Alejandro Puente

ALEJANDRO PUENTE: El desvío de la mirada

ALEJANDRO PUENTE: El desvío de la mirada (The shift of gaze)

Since his first informalist experiences with Grupo Si, Alejandro Puente broke away from modern art proposals. While, at the beginning, he preferred a gesture drawn with strong contrast, after a brief informalist period, he decided to paint simple shapes with color graduated by the brushstroke. Both his gestural painting and his “sensitive geometry” –as Aldo Pellegrini described it– valued the subject’s imprint against the rationalist distancing of concrete art programs.

In 1965, Puente extended shape and color to the frame in the series of works he exhibited together with César Paternosto at Galería Lirolay. Those paintings adopted the nature of objects and forced the viewer to move, as noticed by Saúl Yurkievich when he pointed out that “they allowed other gazes, apart from the frontal one.”[1]. In this framework, Pintura (Painting, 1965) can be understood as a new breaking point in the classical “Renaissance window”, which had been questioned by concrete artists through its shaped frame proposal.

While the structuralist thinking was spreading, Puente performed modular works from the notion of system, such as Sin título (Untitled, 1967), made up from four triangular frames. Soon, those modules with color accents on the edges invaded the space, breaking bidimensionality. The notion of system as a whole was essential to his primary structure program –which he exhibited with an information sheet– and his chromatic sequences, such as the one he presented at Information, where his works interacted with the conceptual productions of the international scene.

However, at that same time, Puente was making a new switch in his poetics, since, amidst the cultural differences he perceived in the New York scene [2], he started to find an air of familiarity among the chromatic systems outlined in his information sheets and pre-Hispanic friezes. Immersed in the study of the recurrence of those arrangements in cultural patterns, he took interest in reinterpreting their symbolism, and this decision became the launch pad for the searches he carried out throughout his career.
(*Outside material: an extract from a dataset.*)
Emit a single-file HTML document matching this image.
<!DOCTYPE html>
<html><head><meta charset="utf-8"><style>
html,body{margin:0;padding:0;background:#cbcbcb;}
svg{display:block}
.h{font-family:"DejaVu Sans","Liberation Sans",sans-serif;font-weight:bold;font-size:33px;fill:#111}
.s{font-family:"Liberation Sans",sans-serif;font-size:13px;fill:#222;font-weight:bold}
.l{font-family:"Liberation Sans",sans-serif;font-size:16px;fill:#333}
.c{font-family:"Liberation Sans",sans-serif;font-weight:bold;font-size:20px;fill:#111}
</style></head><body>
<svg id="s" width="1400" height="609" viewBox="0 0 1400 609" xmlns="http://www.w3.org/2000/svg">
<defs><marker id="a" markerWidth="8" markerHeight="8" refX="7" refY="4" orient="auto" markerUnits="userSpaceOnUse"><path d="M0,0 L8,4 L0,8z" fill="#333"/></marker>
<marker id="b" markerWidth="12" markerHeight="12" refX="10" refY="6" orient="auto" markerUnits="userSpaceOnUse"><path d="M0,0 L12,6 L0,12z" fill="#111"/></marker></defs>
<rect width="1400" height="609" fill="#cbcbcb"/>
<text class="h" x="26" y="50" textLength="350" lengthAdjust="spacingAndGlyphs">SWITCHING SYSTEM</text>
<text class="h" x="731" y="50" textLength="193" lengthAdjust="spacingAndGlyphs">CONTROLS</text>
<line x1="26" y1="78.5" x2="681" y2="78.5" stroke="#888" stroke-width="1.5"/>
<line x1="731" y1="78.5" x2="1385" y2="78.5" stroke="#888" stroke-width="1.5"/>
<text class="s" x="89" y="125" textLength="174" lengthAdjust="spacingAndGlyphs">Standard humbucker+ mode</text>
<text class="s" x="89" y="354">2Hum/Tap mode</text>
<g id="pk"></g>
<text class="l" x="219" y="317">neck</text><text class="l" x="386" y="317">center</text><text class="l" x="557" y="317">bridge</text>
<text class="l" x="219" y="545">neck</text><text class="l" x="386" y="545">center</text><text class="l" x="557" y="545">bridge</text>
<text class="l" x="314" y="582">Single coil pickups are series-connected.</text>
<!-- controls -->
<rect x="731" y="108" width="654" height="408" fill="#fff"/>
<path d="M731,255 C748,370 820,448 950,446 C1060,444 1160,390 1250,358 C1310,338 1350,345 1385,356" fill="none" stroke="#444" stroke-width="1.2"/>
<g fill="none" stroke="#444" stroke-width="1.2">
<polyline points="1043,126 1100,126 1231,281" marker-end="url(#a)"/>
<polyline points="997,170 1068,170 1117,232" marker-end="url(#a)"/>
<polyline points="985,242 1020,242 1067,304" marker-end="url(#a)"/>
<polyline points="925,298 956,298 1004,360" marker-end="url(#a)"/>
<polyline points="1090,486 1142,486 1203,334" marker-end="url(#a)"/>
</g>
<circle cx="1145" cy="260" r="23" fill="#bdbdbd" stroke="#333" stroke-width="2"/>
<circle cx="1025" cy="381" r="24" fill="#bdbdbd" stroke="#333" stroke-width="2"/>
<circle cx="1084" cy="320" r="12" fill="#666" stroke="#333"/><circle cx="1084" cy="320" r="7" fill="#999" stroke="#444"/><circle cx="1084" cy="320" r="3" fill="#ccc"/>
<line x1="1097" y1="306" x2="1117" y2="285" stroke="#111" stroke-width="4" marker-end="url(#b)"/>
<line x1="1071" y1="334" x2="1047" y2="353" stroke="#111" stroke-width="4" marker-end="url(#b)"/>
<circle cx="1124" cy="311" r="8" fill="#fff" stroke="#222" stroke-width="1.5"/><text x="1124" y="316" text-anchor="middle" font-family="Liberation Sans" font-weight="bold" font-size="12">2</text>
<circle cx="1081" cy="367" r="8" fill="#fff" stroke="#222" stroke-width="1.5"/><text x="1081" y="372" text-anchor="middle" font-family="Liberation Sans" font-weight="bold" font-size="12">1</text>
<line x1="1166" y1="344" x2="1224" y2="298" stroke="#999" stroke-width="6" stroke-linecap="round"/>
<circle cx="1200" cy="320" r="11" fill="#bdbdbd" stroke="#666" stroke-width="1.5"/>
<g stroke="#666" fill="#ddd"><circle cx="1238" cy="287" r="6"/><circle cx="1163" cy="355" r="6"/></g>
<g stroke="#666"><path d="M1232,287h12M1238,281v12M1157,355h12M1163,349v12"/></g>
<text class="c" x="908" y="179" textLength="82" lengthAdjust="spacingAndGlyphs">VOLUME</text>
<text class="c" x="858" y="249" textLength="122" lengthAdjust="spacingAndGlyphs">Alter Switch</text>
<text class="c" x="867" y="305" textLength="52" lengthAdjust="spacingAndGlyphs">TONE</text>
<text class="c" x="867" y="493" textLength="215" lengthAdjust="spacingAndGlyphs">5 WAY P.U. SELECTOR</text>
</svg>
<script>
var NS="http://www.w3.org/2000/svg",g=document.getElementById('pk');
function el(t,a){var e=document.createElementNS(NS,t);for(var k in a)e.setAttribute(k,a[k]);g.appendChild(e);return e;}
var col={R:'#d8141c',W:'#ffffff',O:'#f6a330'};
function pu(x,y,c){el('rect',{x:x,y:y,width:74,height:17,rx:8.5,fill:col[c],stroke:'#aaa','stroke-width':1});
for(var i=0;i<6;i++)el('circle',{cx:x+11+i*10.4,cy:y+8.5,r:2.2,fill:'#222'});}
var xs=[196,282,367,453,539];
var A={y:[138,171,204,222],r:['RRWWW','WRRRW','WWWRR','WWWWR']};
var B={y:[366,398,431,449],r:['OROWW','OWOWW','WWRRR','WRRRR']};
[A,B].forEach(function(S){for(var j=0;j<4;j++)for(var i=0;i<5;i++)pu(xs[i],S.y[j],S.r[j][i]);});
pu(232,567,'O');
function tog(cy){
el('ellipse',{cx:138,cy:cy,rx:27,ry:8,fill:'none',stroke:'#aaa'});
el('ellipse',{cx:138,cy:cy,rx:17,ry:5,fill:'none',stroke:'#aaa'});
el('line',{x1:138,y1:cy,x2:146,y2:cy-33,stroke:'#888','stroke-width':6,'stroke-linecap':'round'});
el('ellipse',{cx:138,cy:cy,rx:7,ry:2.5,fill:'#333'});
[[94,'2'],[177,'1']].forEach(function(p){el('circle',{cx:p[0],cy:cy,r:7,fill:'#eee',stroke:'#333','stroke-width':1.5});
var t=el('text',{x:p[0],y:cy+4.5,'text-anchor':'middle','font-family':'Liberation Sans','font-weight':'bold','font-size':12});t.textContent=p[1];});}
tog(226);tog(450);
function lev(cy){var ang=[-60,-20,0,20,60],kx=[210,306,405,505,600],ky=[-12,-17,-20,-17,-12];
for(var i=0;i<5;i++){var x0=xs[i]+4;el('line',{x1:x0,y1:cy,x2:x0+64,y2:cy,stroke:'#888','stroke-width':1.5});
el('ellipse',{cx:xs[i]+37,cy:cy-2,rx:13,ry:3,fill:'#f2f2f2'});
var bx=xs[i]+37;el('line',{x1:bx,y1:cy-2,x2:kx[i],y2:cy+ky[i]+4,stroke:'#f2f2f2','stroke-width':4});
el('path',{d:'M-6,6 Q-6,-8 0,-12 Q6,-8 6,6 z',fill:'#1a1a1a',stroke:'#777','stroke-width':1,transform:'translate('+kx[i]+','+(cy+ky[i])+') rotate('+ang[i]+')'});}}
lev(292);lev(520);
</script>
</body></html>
The reflections he shared with Paternosto and Julio Alpuy were deepened when he returned to Argentina as he became in contact with the work and texts of Joaquín Torres García and got close to Libero Badii, with whom he exchanged experiences of culture clash and shared an interest in Americanist iconography.

Then, organized compositions began to arise through an homogeneous grid that, as the layout of textiles, contained symbolic borders (Sin título [Untitled] drawings, 1977 and 1981). In some cases, chromatic sequences adopted an uncu (poncho) format, like Uncu (1973), which, from its very Quechua title, is inspired in the clothes worn by the Incas as a symbol of power and social status.
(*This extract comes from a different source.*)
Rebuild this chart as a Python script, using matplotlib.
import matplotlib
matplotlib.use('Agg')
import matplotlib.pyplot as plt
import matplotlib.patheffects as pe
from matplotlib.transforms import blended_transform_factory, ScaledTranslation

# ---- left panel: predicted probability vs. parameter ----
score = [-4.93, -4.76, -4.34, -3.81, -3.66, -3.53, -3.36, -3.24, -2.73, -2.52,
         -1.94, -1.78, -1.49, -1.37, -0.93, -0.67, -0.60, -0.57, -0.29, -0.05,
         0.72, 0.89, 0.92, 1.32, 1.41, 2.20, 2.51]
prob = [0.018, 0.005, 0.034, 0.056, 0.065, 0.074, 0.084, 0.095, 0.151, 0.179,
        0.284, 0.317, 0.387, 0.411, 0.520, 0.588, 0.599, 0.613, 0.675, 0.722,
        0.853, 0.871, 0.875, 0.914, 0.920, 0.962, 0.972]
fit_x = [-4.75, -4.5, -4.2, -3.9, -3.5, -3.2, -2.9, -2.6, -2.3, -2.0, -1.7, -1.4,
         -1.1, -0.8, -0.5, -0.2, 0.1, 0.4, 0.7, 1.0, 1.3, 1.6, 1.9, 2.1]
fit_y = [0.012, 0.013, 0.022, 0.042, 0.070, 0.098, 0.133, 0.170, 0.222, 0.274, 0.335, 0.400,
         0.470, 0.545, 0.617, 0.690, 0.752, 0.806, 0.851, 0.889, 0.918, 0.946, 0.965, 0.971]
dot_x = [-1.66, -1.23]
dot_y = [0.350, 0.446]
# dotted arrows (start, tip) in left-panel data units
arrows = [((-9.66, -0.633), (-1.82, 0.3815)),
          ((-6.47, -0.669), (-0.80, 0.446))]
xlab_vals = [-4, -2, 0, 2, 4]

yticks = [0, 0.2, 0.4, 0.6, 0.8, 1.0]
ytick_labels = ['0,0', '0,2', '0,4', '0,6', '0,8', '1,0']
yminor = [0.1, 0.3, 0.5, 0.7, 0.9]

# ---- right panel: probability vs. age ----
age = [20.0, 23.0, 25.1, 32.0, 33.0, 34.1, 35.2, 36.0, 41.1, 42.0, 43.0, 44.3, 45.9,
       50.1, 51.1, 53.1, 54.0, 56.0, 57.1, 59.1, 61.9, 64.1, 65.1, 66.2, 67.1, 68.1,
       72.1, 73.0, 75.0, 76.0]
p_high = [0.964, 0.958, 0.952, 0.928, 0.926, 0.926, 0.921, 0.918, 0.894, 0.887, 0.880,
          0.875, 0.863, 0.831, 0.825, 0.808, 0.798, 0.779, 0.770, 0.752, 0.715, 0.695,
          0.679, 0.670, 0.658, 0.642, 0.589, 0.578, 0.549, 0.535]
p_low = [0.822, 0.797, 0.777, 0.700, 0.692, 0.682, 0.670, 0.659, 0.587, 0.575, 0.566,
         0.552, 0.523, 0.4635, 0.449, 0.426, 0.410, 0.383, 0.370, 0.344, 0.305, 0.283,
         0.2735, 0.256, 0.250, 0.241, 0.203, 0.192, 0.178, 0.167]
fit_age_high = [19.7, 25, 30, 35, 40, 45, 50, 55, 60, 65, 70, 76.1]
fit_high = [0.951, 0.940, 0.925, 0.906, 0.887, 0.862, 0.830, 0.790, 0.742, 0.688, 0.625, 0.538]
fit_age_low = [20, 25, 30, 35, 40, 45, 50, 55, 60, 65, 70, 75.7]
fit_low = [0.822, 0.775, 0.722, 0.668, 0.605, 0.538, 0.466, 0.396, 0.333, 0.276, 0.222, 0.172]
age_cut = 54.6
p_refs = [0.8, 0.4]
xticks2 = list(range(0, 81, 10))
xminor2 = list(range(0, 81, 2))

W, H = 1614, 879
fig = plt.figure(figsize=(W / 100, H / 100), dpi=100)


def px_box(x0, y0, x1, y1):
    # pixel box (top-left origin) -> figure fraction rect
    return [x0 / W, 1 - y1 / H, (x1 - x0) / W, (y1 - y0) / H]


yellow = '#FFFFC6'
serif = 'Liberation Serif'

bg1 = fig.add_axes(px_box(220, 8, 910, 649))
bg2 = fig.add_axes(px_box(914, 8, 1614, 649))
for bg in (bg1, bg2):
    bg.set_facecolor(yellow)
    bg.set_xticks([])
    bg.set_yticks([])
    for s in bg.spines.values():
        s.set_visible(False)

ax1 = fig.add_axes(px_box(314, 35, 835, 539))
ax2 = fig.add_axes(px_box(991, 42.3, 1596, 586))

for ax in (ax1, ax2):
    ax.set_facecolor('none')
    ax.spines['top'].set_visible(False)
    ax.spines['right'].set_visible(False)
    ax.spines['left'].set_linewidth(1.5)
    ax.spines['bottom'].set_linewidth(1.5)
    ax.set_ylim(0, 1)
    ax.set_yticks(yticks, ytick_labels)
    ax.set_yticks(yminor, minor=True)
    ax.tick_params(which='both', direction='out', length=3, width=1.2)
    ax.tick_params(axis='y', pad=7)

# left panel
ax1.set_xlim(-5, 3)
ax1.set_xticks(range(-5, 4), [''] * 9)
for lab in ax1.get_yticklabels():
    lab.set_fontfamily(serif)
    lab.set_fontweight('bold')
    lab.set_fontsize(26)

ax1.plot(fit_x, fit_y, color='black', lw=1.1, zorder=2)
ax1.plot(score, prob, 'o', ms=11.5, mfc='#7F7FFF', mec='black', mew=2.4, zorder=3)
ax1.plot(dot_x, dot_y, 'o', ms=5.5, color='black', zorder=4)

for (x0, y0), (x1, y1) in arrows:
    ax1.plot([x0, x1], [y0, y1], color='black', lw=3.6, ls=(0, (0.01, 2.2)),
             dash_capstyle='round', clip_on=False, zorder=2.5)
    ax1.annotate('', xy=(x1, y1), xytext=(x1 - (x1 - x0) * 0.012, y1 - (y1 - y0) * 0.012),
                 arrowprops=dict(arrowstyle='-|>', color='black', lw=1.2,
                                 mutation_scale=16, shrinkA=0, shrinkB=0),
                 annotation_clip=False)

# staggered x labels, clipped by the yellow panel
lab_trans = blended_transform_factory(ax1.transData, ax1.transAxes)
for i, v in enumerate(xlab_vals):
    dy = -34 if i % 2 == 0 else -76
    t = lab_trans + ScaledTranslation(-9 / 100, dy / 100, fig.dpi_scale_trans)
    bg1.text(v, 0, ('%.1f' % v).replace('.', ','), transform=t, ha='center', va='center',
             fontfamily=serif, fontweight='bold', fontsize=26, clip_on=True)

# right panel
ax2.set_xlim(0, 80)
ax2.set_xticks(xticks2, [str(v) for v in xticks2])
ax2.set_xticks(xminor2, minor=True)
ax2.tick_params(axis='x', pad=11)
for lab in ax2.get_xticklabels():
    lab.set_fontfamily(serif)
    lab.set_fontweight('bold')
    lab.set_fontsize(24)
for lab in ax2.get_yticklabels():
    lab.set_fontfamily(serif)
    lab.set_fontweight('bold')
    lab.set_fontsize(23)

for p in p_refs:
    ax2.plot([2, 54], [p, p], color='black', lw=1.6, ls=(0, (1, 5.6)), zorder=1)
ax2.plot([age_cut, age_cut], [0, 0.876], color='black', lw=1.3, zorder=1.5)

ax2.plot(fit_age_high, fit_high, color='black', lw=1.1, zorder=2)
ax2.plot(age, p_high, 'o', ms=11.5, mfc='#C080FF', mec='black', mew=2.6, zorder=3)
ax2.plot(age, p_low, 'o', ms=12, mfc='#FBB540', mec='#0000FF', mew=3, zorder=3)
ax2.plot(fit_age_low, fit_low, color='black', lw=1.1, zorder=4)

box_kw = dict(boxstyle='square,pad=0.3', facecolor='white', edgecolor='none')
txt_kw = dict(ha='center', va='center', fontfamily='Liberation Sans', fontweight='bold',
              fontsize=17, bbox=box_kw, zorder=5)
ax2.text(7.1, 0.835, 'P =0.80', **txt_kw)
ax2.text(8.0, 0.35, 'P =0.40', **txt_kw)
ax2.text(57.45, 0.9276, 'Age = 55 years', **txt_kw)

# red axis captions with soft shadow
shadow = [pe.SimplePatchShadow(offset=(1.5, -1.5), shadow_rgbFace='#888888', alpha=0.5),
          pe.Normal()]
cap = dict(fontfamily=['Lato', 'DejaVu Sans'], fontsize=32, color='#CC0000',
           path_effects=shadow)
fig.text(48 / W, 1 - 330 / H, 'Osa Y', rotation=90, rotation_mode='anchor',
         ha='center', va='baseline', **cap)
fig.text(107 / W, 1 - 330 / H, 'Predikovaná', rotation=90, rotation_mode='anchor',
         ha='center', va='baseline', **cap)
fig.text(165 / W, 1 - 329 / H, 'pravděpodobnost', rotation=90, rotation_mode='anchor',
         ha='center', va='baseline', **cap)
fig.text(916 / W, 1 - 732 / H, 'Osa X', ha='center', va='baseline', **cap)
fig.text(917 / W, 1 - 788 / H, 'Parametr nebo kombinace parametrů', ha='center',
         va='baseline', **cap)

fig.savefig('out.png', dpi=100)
Experimenting with non-traditional materials, he diversified his recreations: he made collages with feathers, took advantage of chipboard and cork textures, worked with incisions on wood, tied colorful threads to create variants of quipus –as a reference to the system of strings coded by color and number of knots used by the Incas as recording devices– and painted the regularity of the module and iconographic motifs with a loose texture, as seen in Ancestor (1982) and Paicha (1988).
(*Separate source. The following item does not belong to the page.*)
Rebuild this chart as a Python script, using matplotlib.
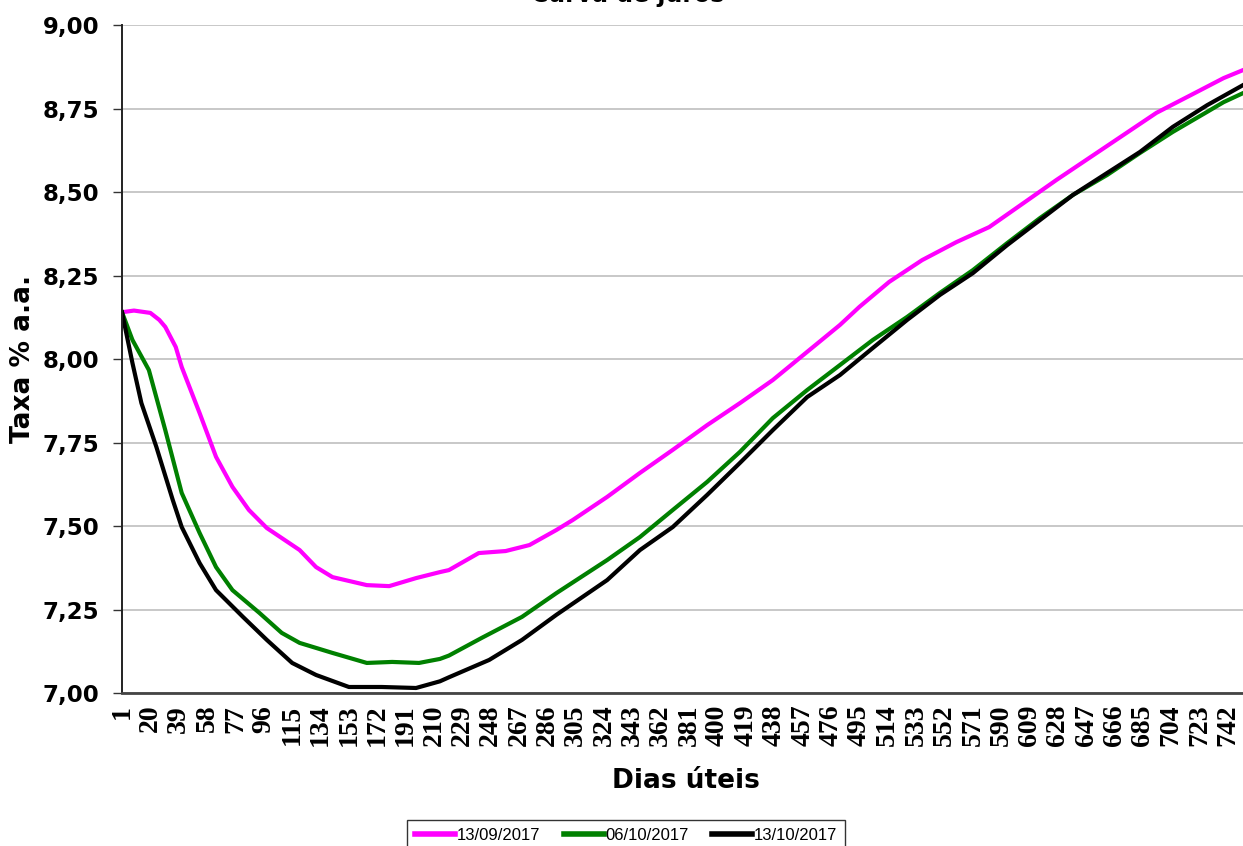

Also at that time, pre-Hispanic architecture gained importance within his research. His temple façades, arrangements or orthogonal layouts spread in large format compositions whose titles are Mapuche, Incan and Mayan words, such as Huaraz (1997), Huacalera (1998), Uquia (1998), Tanka (2000) and Ruyala (2001). In all these works the constructive matrix rigidity is filtered by a weave of color created by the soft brushstroke in overlapping layers.

As a proof of his searches, this set of works show his continued interest in shifting the gaze to explore space and color. Painting the edges of the frame, he had managed to shift the gaze away from the center, he got the modules and primary structures to gradually detach themselves from the bidimensional support in order to involve the viewer in a modified space and, later, the various architectures to combine and drive the gaze towards internal spaces. The early modular structures had included a chromatic highlighting of the sides, later, color was incorporated into the conceptual record of systems and, finally, became the personal imprint of their identity. This sequence of aesthetic operations cast new light into the avant-garde assumptions of the 1940s, bearing witness to Puente’s contributions to the constructive neo-avant-garde and his active participation in the breaking points that gave rise to contemporary art.

                                                                                                                                            Cristina Rossi

 

[1] Conversation between Puente and Yurkievich, from Premio Di Tella (Di Tella Award) 1966 catalogue.
[2] In 1967, he was awarded the Guggenheim Fellowship and lived in New York until 1971.